• Exercise directions
Only the lines from the start of the data below through the line that contains "va='center', ha='left', fontsize=FS, family=FONT, color='black')" are to be copied, exactly and without pictures.

• Given information
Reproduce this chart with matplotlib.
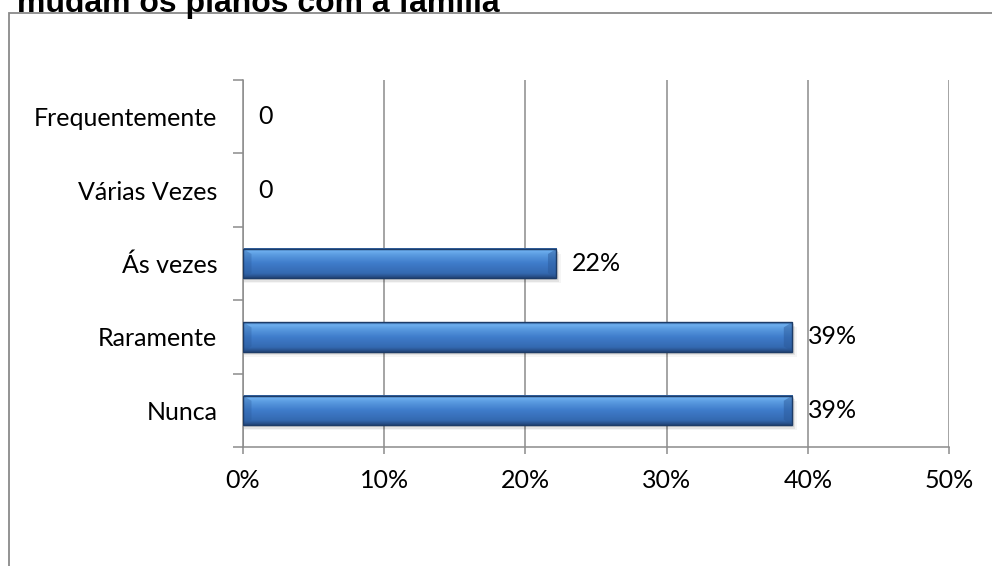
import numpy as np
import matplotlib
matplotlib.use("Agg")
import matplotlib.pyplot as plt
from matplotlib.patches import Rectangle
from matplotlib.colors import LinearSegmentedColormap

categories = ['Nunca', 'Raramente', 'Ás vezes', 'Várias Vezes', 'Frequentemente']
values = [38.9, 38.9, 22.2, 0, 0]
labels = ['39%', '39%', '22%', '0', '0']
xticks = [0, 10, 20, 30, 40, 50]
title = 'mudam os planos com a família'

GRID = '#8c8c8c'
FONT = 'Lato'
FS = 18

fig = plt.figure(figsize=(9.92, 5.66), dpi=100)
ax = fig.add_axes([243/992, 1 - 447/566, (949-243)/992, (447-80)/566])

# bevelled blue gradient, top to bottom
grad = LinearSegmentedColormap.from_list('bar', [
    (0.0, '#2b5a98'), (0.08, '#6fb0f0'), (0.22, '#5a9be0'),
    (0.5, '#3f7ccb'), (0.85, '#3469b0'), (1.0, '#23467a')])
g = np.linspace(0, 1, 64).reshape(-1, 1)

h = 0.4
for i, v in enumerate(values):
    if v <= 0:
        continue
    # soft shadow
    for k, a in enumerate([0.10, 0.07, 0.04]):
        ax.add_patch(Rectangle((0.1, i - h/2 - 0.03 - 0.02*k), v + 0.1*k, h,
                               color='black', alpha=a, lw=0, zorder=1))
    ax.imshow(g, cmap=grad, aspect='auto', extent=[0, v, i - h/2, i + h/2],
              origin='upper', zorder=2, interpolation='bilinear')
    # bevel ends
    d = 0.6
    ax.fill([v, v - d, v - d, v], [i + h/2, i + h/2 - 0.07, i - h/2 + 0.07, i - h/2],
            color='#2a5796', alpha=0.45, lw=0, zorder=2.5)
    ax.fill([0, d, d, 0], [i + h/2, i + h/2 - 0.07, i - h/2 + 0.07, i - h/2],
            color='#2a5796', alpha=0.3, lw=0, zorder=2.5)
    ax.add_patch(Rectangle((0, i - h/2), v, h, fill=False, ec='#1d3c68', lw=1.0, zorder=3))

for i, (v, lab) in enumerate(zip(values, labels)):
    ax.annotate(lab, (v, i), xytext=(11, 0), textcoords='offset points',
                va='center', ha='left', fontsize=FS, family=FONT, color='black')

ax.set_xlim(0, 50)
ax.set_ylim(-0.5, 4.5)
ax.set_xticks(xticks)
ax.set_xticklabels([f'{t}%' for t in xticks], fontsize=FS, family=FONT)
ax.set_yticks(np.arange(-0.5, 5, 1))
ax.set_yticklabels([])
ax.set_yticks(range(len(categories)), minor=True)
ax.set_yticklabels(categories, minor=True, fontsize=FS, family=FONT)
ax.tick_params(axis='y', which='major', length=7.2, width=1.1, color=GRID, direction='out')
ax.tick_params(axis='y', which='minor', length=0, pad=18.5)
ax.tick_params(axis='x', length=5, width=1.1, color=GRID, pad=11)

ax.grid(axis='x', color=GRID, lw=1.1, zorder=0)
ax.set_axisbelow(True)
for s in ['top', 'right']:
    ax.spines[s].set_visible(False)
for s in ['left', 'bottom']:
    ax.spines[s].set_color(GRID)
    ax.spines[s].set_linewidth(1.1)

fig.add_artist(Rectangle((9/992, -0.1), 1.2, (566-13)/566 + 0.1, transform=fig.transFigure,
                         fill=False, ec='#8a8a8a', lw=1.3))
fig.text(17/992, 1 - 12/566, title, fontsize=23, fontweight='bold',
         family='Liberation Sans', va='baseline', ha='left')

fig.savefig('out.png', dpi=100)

• The response
Reproduce this chart with matplotlib.
import numpy as np
import matplotlib
matplotlib.use("Agg")
import matplotlib.pyplot as plt
from matplotlib.patches import Rectangle
from matplotlib.colors import LinearSegmentedColormap

categories = ['Nunca', 'Raramente', 'Ás vezes', 'Várias Vezes', 'Frequentemente']
values = [38.9, 38.9, 22.2, 0, 0]
labels = ['39%', '39%', '22%', '0', '0']
xticks = [0, 10, 20, 30, 40, 50]
title = 'mudam os planos com a família'

GRID = '#8c8c8c'
FONT = 'Lato'
FS = 18

fig = plt.figure(figsize=(9.92, 5.66), dpi=100)
ax = fig.add_axes([243/992, 1 - 447/566, (949-243)/992, (447-80)/566])

# bevelled blue gradient, top to bottom
grad = LinearSegmentedColormap.from_list('bar', [
    (0.0, '#2b5a98'), (0.08, '#6fb0f0'), (0.22, '#5a9be0'),
    (0.5, '#3f7ccb'), (0.85, '#3469b0'), (1.0, '#23467a')])
g = np.linspace(0, 1, 64).reshape(-1, 1)

h = 0.4
for i, v in enumerate(values):
    if v <= 0:
        continue
    # soft shadow
    for k, a in enumerate([0.10, 0.07, 0.04]):
        ax.add_patch(Rectangle((0.1, i - h/2 - 0.03 - 0.02*k), v + 0.1*k, h,
                               color='black', alpha=a, lw=0, zorder=1))
    ax.imshow(g, cmap=grad, aspect='auto', extent=[0, v, i - h/2, i + h/2],
              origin='upper', zorder=2, interpolation='bilinear')
    # bevel ends
    d = 0.6
    ax.fill([v, v - d, v - d, v], [i + h/2, i + h/2 - 0.07, i - h/2 + 0.07, i - h/2],
            color='#2a5796', alpha=0.45, lw=0, zorder=2.5)
    ax.fill([0, d, d, 0], [i + h/2, i + h/2 - 0.07, i - h/2 + 0.07, i - h/2],
            color='#2a5796', alpha=0.3, lw=0, zorder=2.5)
    ax.add_patch(Rectangle((0, i - h/2), v, h, fill=False, ec='#1d3c68', lw=1.0, zorder=3))

for i, (v, lab) in enumerate(zip(values, labels)):
    ax.annotate(lab, (v, i), xytext=(11, 0), textcoords='offset points',
                va='center', ha='left', fontsize=FS, family=FONT, color='black')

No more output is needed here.